I know to find the period I need to divide 360 degrees by the absolute value of b, but I can't figure out how to factor the equation properly to find the correct value of b.

I thought I could multiply both the 2, and the (t+1)/3 by 3 to eliminate the fraction, but that doesn't seem to be right.

I think I'm probably missing something fairly obvious... the other questions have been so easy!
• Jun 9th 2011, 05:14 AM
Ackbeet
I would multiply out the argument of the sin function. If you're trying to find the period, you can ignore the phase angle.
• Jun 9th 2011, 05:16 AM
starshine84
I'm not sure what you mean by, "multiply out the argument of the sin function."
• Jun 9th 2011, 05:17 AM
Ackbeet
I mean,

2 ((t+1)/3) = 2t/3 + 2/3.

I don't mean using the sum of angles formula.
• Jun 9th 2011, 05:34 AM
starshine84
Okay, I see what you're talking about. That works perfectly to find the period, great!
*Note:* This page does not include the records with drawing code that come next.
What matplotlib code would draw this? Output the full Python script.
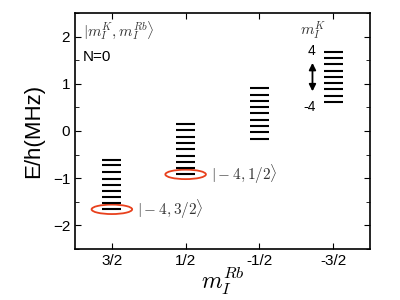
import matplotlib
matplotlib.use("Agg")
import matplotlib.pyplot as plt
from matplotlib.patches import Ellipse
from matplotlib.ticker import MultipleLocator

plt.rcParams['font.family'] = ['Liberation Sans', 'DejaVu Sans']
plt.rcParams['mathtext.fontset'] = 'cm'

# m_I^Rb columns and the nine m_I^K levels (-4 .. 4) in each
rb_labels = ['3/2', '1/2', '-1/2', '-3/2']
levels_32 = [-1.66, -1.53, -1.40, -1.28, -1.14, -1.01, -0.87, -0.73, -0.61]
levels_12 = [-0.92, -0.79, -0.66, -0.52, -0.38, -0.26, -0.12, 0.01, 0.15]
levels_m12 = [-0.17, -0.03, 0.11, 0.24, 0.38, 0.51, 0.64, 0.77, 0.91]
levels_m32 = [0.61, 0.75, 0.88, 1.01, 1.15, 1.28, 1.42, 1.54, 1.67]
all_levels = [levels_32, levels_12, levels_m12, levels_m32]

# marked states: (column, level, label)
marked = [(0, levels_32[0], r'$|-4,3/2\rangle$'),
          (1, levels_12[0], r'$|-4,1/2\rangle$')]

fig = plt.figure(figsize=(4, 3), dpi=100)
ax = fig.add_axes([0.1875, 0.17, 0.7375, 0.787])

for i, lv in enumerate(all_levels):
    ax.hlines(lv, i - 0.13, i + 0.13, color='black', linewidth=1.5)

for i, e, lab in marked:
    ax.add_patch(Ellipse((i, e), 0.55, 0.2, fill=False, edgecolor='#e8401c', linewidth=1.3))
    ax.text(i + 0.34, e, lab, fontsize=11, va='center', ha='left', color='#333333')

ax.text(-0.39, 2.12, r'$|m_I^K, m_I^{Rb}\rangle$', fontsize=11, va='center', color='#333333')
ax.text(-0.39, 1.57, 'N=0', fontsize=11, va='center')
ax.text(2.55, 2.12, r'$m_I^K$', fontsize=11, va='center', ha='left', color='#333333')
ax.text(2.7, 1.7, '4', fontsize=10, va='center', ha='center')
ax.text(2.68, 0.5, '-4', fontsize=10, va='center', ha='center')
ax.annotate('', xy=(2.72, 1.5), xytext=(2.72, 0.78),
            arrowprops=dict(arrowstyle='<|-|>', color='black', lw=1.3, mutation_scale=10))

ax.set_xlim(-0.5, 3.5)
ax.set_ylim(-2.5, 2.5)
ax.set_xticks(range(4))
ax.set_xticklabels(rb_labels)
ax.yaxis.set_major_locator(MultipleLocator(1))
ax.yaxis.set_minor_locator(MultipleLocator(0.5))
ax.tick_params(which='both', direction='in', top=True, right=True, labelsize=11)
ax.tick_params(which='major', length=4)
ax.tick_params(which='minor', length=3)
for s in ax.spines.values():
    s.set_linewidth(1.2)

ax.set_ylabel('E/h(MHz)', fontsize=16, labelpad=6)
ax.set_xlabel(r'$m_I^{Rb}$', fontsize=17, labelpad=-2)

fig.savefig('out.png', dpi=100)
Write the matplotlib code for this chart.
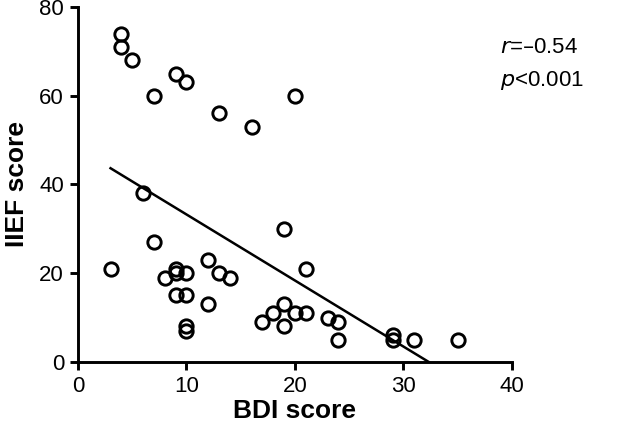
import numpy as np
import matplotlib
matplotlib.use("Agg")
import matplotlib.pyplot as plt

plt.rcParams['font.family'] = ['Liberation Sans', 'DejaVu Sans']

bdi = [3, 4, 4, 5, 6, 7, 7, 8, 9, 9, 9, 9, 10, 10, 10, 10, 10, 12, 12, 13, 13, 14,
       16, 17, 18, 19, 19, 19, 20, 20, 21, 21, 23, 24, 24, 29, 29, 31, 35]
iief = [21, 74, 71, 68, 38, 60, 27, 19, 65, 21, 20, 15, 63, 20, 15, 8, 7, 23, 13, 56, 20, 19,
        53, 9, 11, 30, 13, 8, 60, 11, 21, 11, 10, 9, 5, 6, 5, 5, 5]
x_ticks = [0, 10, 20, 30, 40]
y_ticks = [0, 20, 40, 60, 80]
r_text = 'r'
r_value = '=–0.54'
p_text = 'p'
p_value = '<0.001'

# least-squares regression line, drawn from the smallest BDI to where it meets 0
slope, intercept = np.polyfit(bdi, iief, 1)
x_end = -intercept / slope
line_x = np.array([min(bdi), x_end])
line_y = slope * line_x + intercept

fig = plt.figure(figsize=(6.2, 4.33), dpi=100)
ax = fig.add_axes([0.1258, 0.164, 0.7, 0.82])

ax.plot(line_x, line_y, color='black', lw=1.8, zorder=2)
ax.plot(bdi, iief, 'o', ms=9.6, mfc='none', mec='black', mew=2.1, zorder=3, clip_on=False)

ax.set_xlim(0, 40)
ax.set_ylim(0, 80)
ax.set_xticks(x_ticks)
ax.set_yticks(y_ticks)
for s in ['top', 'right']:
    ax.spines[s].set_visible(False)
for s in ['left', 'bottom']:
    ax.spines[s].set_linewidth(2.1)
ax.tick_params(width=2.1, length=6, labelsize=16, direction='out', pad=4)
ax.set_xlabel('BDI score', fontsize=19, fontweight='bold')
ax.set_ylabel('IIEF score', fontsize=19, fontweight='bold')
ax.xaxis.set_label_coords(0.5, -0.104)
ax.yaxis.set_label_coords(-0.114, 0.5)

ax.text(38.9, 69.6, '$\\it{' + r_text + '}$' + r_value, fontsize=16, ha='left', va='baseline')
ax.text(38.9, 62.2, '$\\it{' + p_text + '}$' + p_value, fontsize=16, ha='left', va='baseline')

fig.savefig('out.png', dpi=100)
I am able to find the period, amplitude, max value, min value, range, domain, and vertical displacement from that, but am not sure how to find the horizontal shift then...
• Jun 9th 2011, 05:36 AM
starshine84
Would it be one unit to the right?
(t+1)/3 = (t-(-1))/3

Does the 3 impact it at all? I'm a little confused on that...
• Jun 9th 2011, 05:42 AM
Ackbeet
You're on the right track. Think of horizontal shifting this way: suppose I have a function, x^2. It's zero when x = 0, right? Now suppose I shift it horizontally. That always looks like replacing the x with an x-a or x+a. So which is which? Well, if I replace x with x-2 in our function, then I get (x-2)^2. When is that zero? When x = 2. Evidently, then, the x-2 shifting is to the right. If I were to do x+2, then I'd have (x+2)^2, which is zero when x = -2. So that one's shifted to the left.

This is how I remember which one is which. Hope that works for you.

In answer to your question, the 3 does not impact the shifting.
• Jun 9th 2011, 05:49 AM
starshine84
Awesome, thanks so much for all of your help!!! :)
• Jun 9th 2011, 05:50 AM
Ackbeet
You're very welcome!